Yann Queffélec, le véritable
Artiste en devenir, faisant mes premiers pas sur mon chemin de peintre, je change souvent de nom et de signature. Mon nom, en effet, ne l’est plus. Il me semble que je le perds, qu’il ne m’appartient plus.
Yann Queffélec, l’écrivain, dont le nom à l’état civil est Jean-Marie Queffélec, reçoit le prix Goncourt en 1985 pour son roman « Les noces barbares » alors que je suis étudiant en première année à l’Ecole des Beaux-arts.
L’ambition, ou une certaine naïveté ? Un artiste ne peut-il pas être un jour exposé à une certaine célébrité ? L’instinct me conseille alors de trouver un autre nom, un nom d’artiste. Je n’opte cependant pas pour cette idée.

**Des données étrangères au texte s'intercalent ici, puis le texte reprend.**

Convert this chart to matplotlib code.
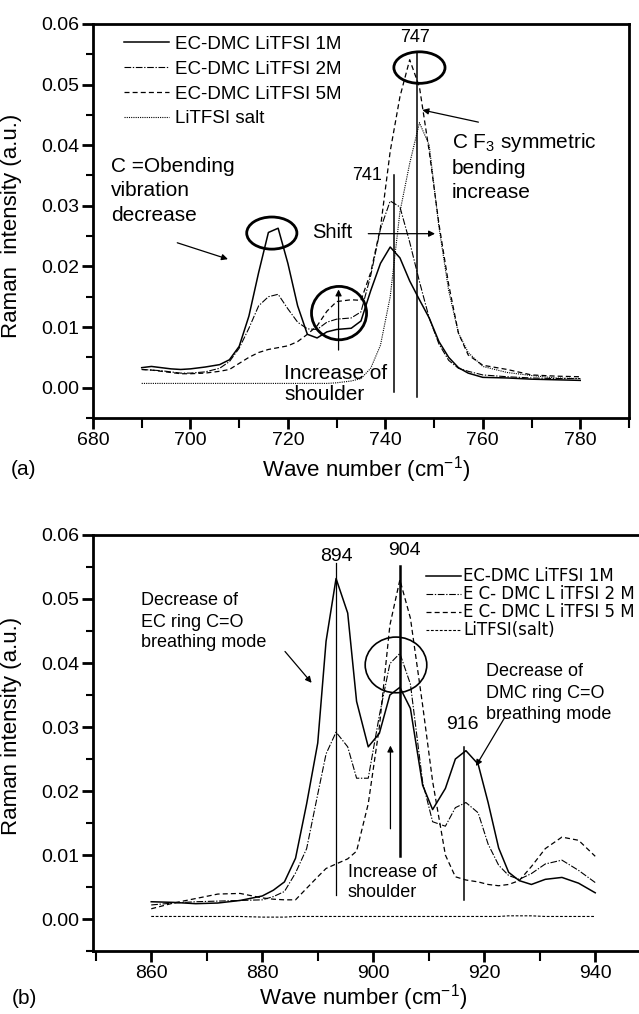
import matplotlib
matplotlib.use('Agg')
import matplotlib.pyplot as plt
from matplotlib.patches import Ellipse
from matplotlib.lines import Line2D
from matplotlib.ticker import MultipleLocator, FormatStrFormatter

plt.rcParams['font.family'] = ['Liberation Sans', 'DejaVu Sans']
plt.rcParams['mathtext.fontset'] = 'custom'
plt.rcParams['mathtext.rm'] = 'Liberation Sans'
plt.rcParams['mathtext.it'] = 'Liberation Sans:italic'
plt.rcParams['mathtext.bf'] = 'Liberation Sans:bold'

# (a) 680-790 cm-1 region
x_a = [690, 692, 694, 696, 698, 700, 703, 706, 708, 710, 712, 714, 716, 718, 720, 722, 724, 726, 728,
       730, 733, 735, 737, 739, 741, 743, 745, 747, 749, 751, 753, 755, 757, 760, 765, 770, 775, 780]
one_m_a = [0.0033, 0.0035, 0.0033, 0.0031, 0.0030, 0.0031, 0.0034, 0.0038, 0.0046, 0.0068, 0.0118, 0.0190,
           0.0256, 0.0263, 0.0205, 0.0135, 0.0088, 0.0082, 0.0092, 0.0096, 0.0098, 0.0110, 0.0160, 0.0205,
           0.0232, 0.0214, 0.0176, 0.0145, 0.0115, 0.0076, 0.0050, 0.0033, 0.0024, 0.0017, 0.0016, 0.0014,
           0.0013, 0.0012]
two_m_a = [0.0030, 0.0029, 0.0028, 0.0026, 0.0024, 0.0024, 0.0026, 0.0032, 0.0043, 0.0065, 0.0098, 0.0135,
           0.0150, 0.0154, 0.0130, 0.0108, 0.0097, 0.0096, 0.0108, 0.0113, 0.0115, 0.0125, 0.0185, 0.0262,
           0.0308, 0.0298, 0.0240, 0.0175, 0.0115, 0.0072, 0.0045, 0.0032, 0.0027, 0.0021, 0.0018, 0.0016,
           0.0015, 0.0015]
five_m_a = [0.0030, 0.0029, 0.0027, 0.0025, 0.0023, 0.0023, 0.0024, 0.0027, 0.0030, 0.0040, 0.0050, 0.0058,
            0.0063, 0.0066, 0.0069, 0.0076, 0.0088, 0.0102, 0.0126, 0.0142, 0.0145, 0.0144, 0.0190, 0.0264,
            0.0390, 0.0480, 0.0541, 0.0496, 0.0390, 0.0270, 0.0170, 0.0090, 0.0054, 0.0037, 0.0030, 0.0021,
            0.0019, 0.0018]
salt_a = [0.0007, 0.0007, 0.0007, 0.0007, 0.0007, 0.0007, 0.0007, 0.0007, 0.0007, 0.0007, 0.0007, 0.0007,
          0.0007, 0.0007, 0.0007, 0.0007, 0.0007, 0.0007, 0.0007, 0.0008, 0.0011, 0.0015, 0.0032, 0.0070,
          0.0150, 0.0290, 0.0370, 0.0437, 0.0400, 0.0265, 0.0160, 0.0090, 0.0058, 0.0035, 0.0025, 0.0020,
          0.0016, 0.0015]

# (b) 850-950 cm-1 region
x_b = [860, 864, 868, 872, 876, 880, 882, 884, 886, 888, 890, 891.5, 893.3, 895.4, 897, 899.1, 901.1, 903,
       904.8, 906.7, 908.9, 910.7, 913, 914.8, 916.7, 918.9, 920.7, 922.6, 924.4, 926.3, 928.5, 931, 934,
       937, 940]
one_m_b = [0.0027, 0.0026, 0.0024, 0.0025, 0.0029, 0.0036, 0.0045, 0.0058, 0.0095, 0.0180, 0.0275, 0.0434,
           0.0532, 0.0478, 0.0340, 0.0269, 0.0290, 0.0350, 0.0362, 0.0329, 0.0209, 0.0171, 0.0204, 0.0250,
           0.0263, 0.0242, 0.0182, 0.0111, 0.0073, 0.0060, 0.0054, 0.0062, 0.0065, 0.0056, 0.0041]
two_m_b = [0.0022, 0.0025, 0.0027, 0.0028, 0.0029, 0.0030, 0.0035, 0.0043, 0.0072, 0.0110, 0.0195, 0.0258,
           0.0292, 0.0269, 0.0220, 0.0220, 0.0318, 0.0399, 0.0415, 0.0367, 0.0214, 0.0152, 0.0145, 0.0174,
           0.0182, 0.0166, 0.0117, 0.0084, 0.0068, 0.0062, 0.0071, 0.0086, 0.0092, 0.0076, 0.0057]
five_m_b = [0.0016, 0.0025, 0.0032, 0.0039, 0.0040, 0.0033, 0.0031, 0.0030, 0.0030, 0.0048, 0.0066, 0.0079,
            0.0086, 0.0094, 0.0106, 0.0180, 0.0300, 0.0459, 0.0530, 0.0470, 0.0334, 0.0215, 0.0100, 0.0066,
            0.0061, 0.0058, 0.0054, 0.0052, 0.0054, 0.0060, 0.0082, 0.0110, 0.0128, 0.0123, 0.0098]
salt_b = [0.0004, 0.0004, 0.0004, 0.0004, 0.0004, 0.0003, 0.0003, 0.0003, 0.0004, 0.0004, 0.0004, 0.0004,
          0.0004, 0.0004, 0.0004, 0.0004, 0.0004, 0.0004, 0.0004, 0.0004, 0.0004, 0.0004, 0.0004, 0.0004,
          0.0004, 0.0004, 0.0004, 0.0004, 0.0005, 0.0005, 0.0005, 0.0004, 0.0004, 0.0004, 0.0004]

labels_a = ['EC-DMC LiTFSI 1M', 'EC-DMC LiTFSI 2M', 'EC-DMC LiTFSI 5M', 'LiTFSI salt']
labels_b = ['EC-DMC LiTFSI 1M', 'E C- DMC L iTFSI 2 M', 'E C- DMC L iTFSI 5 M', 'LiTFSI(salt)']

solid = dict(color='black', lw=1.1, linestyle='-')
dashdot = dict(color='black', lw=0.8, linestyle=(0, (6, 1.5, 1.2, 1.5)))
dashed = dict(color='black', lw=0.9, linestyle=(0, (4, 2.5)))
dotted_a = dict(color='black', lw=0.8, linestyle=(0, (1, 1)))
dotted_b = dict(color='black', lw=0.8, linestyle=(0, (2.5, 1.5)))


def style_axes(ax, xlim):
	ax.set_xlim(*xlim)
	ax.set_ylim(-0.005, 0.06)
	for s in ax.spines.values():
		s.set_linewidth(2)
	ax.xaxis.set_major_locator(MultipleLocator(20))
	ax.xaxis.set_minor_locator(MultipleLocator(10))
	ax.yaxis.set_major_locator(MultipleLocator(0.01))
	ax.yaxis.set_minor_locator(MultipleLocator(0.005))
	ax.yaxis.set_major_formatter(FormatStrFormatter('%.2f'))
	ax.tick_params(which='major', direction='out', length=8, width=2, labelsize=14, pad=2,
				   top=False, right=False)
	ax.tick_params(which='minor', direction='out', length=5, width=1.5, top=False, right=False)
	ax.tick_params(axis='x', which='minor', length=7)


def arrow(ax, tail, head):
	ax.annotate('', xy=head, xytext=tail,
				arrowprops=dict(arrowstyle='-|>', color='black', lw=0.9, mutation_scale=9,
								shrinkA=0, shrinkB=0))


def lines(ax, x, ys, texts, size, ha='left'):
	for y, t in zip(ys, texts):
		ax.text(x, y, t, fontsize=size, ha=ha, va='center')


fig = plt.figure(figsize=(6.39, 10.14), dpi=100)
ax1 = fig.add_axes([0.1455, 0.5878, 0.8388, 0.3886])
ax2 = fig.add_axes([0.1455, 0.0621, 0.8685, 0.4103])

# ---- panel (a)
style_axes(ax1, (680, 790))
ax1.plot(x_a, one_m_a, **solid)
ax1.plot(x_a, two_m_a, **dashdot)
ax1.plot(x_a, five_m_a, **dashed)
ax1.plot(x_a, salt_a, **dotted_a)
handles = [Line2D([], [], **solid), Line2D([], [], **dashdot), Line2D([], [], **dashed),
		   Line2D([], [], **dotted_a)]
ax1.legend(handles, labels_a, loc='upper left', bbox_to_anchor=(0.058, 0.97), fontsize=13.5,
		   frameon=False, handlelength=2.4, handletextpad=0.3, labelspacing=0.41,
		   borderpad=0, borderaxespad=0)

ax1.set_ylabel('Raman  intensity (a.u.)', fontsize=16)
ax1.yaxis.set_label_coords(-0.132, 0.487)
ax1.text(0.509, -0.132, 'Wave number (cm$^{-1}$)', transform=ax1.transAxes, fontsize=16,
		 ha='center', va='center')
ax1.text(-0.129, -0.132, '(a)', transform=ax1.transAxes, fontsize=15, ha='center', va='center')

ax1.add_patch(Ellipse((747, 0.0528), 10.5, 0.0052, fill=False, lw=2, color='black'))
ax1.add_patch(Ellipse((716.7, 0.0255), 10.3, 0.0053, fill=False, lw=2, color='black'))
ax1.add_patch(Ellipse((730.5, 0.0123), 11.3, 0.0088, fill=False, lw=2, color='black'))
ax1.plot([741.7, 741.7], [0.035, -0.0007], color='black', lw=1.1)
ax1.plot([746.6, 746.6], [0.0554, -0.0015], color='black', lw=1.1)
ax1.text(746.1, 0.0577, '747', fontsize=13, ha='center', va='center')
ax1.text(736.3, 0.035, '741', fontsize=13, ha='center', va='center')
arrow(ax1, (759.1, 0.0438), (747.6, 0.0458))
lines(ax1, 753.6, [0.0405, 0.0362, 0.0322], ['C F$_3$ symmetric', 'bending', 'increase'], 15)
lines(ax1, 683.7, [0.0364, 0.0325, 0.0284], ['C =Obending', 'vibration', 'decrease'], 15)
arrow(ax1, (697.3, 0.0239), (707.7, 0.0212))
ax1.text(729.2, 0.0256, 'Shift', fontsize=14.5, ha='center', va='center')
arrow(ax1, (736.5, 0.0254), (750.2, 0.0254))
arrow(ax1, (730.4, 0.0062), (730.4, 0.0162))
lines(ax1, 719.2, [0.0024, -0.0012], ['Increase of', 'shoulder'], 15)

# ---- panel (b)
style_axes(ax2, (849.5, 949.5))
ax2.plot(x_b, one_m_b, **solid)
ax2.plot(x_b, two_m_b, **dashdot)
ax2.plot(x_b, five_m_b, **dashed)
ax2.plot(x_b, salt_b, **dotted_b)
handles = [Line2D([], [], **solid), Line2D([], [], **dashdot), Line2D([], [], **dashed),
		   Line2D([], [], **dotted_b)]
ax2.legend(handles, labels_b, loc='upper left', bbox_to_anchor=(0.6, 0.922),
		   prop={'family': 'DejaVu Sans', 'size': 12},
		   frameon=False, handlelength=2.1, handletextpad=0.15, labelspacing=0.0,
		   borderpad=0, borderaxespad=0)

ax2.set_ylabel('Raman intensity (a.u.)', fontsize=16)
ax2.yaxis.set_label_coords(-0.128, 0.54)
ax2.text(0.486, -0.113, 'Wave number (cm$^{-1}$)', transform=ax2.transAxes, fontsize=16,
		 ha='center', va='center')
ax2.text(-0.124, -0.113, '(b)', transform=ax2.transAxes, fontsize=15, ha='center', va='center')

ax2.text(893.3, 0.0567, '894', fontsize=14, ha='center', va='center')
ax2.text(905.6, 0.0576, '904', fontsize=14, ha='center', va='center')
ax2.text(916.1, 0.0304, '916', fontsize=14, ha='center', va='center')
ax2.plot([893.3, 893.3], [0.0557, 0.0038], color='black', lw=0.9)
ax2.plot([904.8, 904.8], [0.0551, 0.0098], color='black', lw=1.8)
ax2.plot([916.4, 916.4], [0.0269, 0.0030], color='black', lw=1.1)
ax2.add_patch(Ellipse((904.1, 0.0397), 11.1, 0.0087, fill=False, lw=1.2, color='black'))
arrow(ax2, (903.1, 0.0141), (903.1, 0.0271))
lines(ax2, 895.4, [0.0073, 0.0041], ['Increase of', 'shoulder'], 13)
lines(ax2, 858.1, [0.0497, 0.0464, 0.0432], ['Decrease of', 'EC ring C=O', 'breathing mode'], 13)
arrow(ax2, (884.1, 0.0418), (888.9, 0.0369))
lines(ax2, 920.4, [0.0386, 0.0353, 0.0320], ['Decrease of', 'DMC ring C=O', 'breathing mode'], 13)
arrow(ax2, (923.7, 0.0315), (918.5, 0.0239))

fig.savefig('out.png', dpi=100)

Devenu assistant réalisateur au terme de mes études, je suis, quelques années plus tard, l’assistant du réalisateur Michel Dupuy pour une série de documentaires sur les écrivains bretons. La veille d’un de ces tournages, en 2001, Charles Le Quintrec, écrivain, romancier, poète et critique littéraire, Grand Prix de la Société des Gens de Lettres pour l’ensemble de son œuvre, ayant reçu par ailleurs de nombreux autres prix littéraires, appelle la production pour lui expliquer qu’il n’est pas question que Yann Queffélec vienne chez lui. La production lui indique qu’il ne s’agit pas de Yann Queffélec l’écrivain, mais de Yann Queffélec, le jeune artiste peintre, plasticien et assistant réalisateur.
C’est ainsi que je fais la rencontre de l’écrivain Charles Le Quintrec, qui, dès son arrivée, me conduit discrètement à sa cuisine, débouche une excellente bouteille et, les yeux pétillants, levant son verre, me déclare « Je suis heureux de boire à Yann Queffélec le véritable ! ». Nous plaisantons. Se tisse alors un lien. Nous discutons des sujets qui nous habitent : l’écriture, la réalisation, et la peinture.
Le documentaire réalisé, l’écrivain m’offre l’un de ses romans sur lequel il m’adresse cette belle dédicace : « A Yann Queffélec, le véritable. Ce roman d’Histoire et d’amour et mon amitié. Charles Le Quintrec, le 10 mai 2001 ».
Je réalise soudain, que très curieusement, c’est un écrivain, un grand écrivain, breton aussi, qui me restitue mon nom, tandis que l’autre semblait le me l’avoir emprunté, voire dérobé.
C’est ainsi que je retrouve mon nom. Le mien.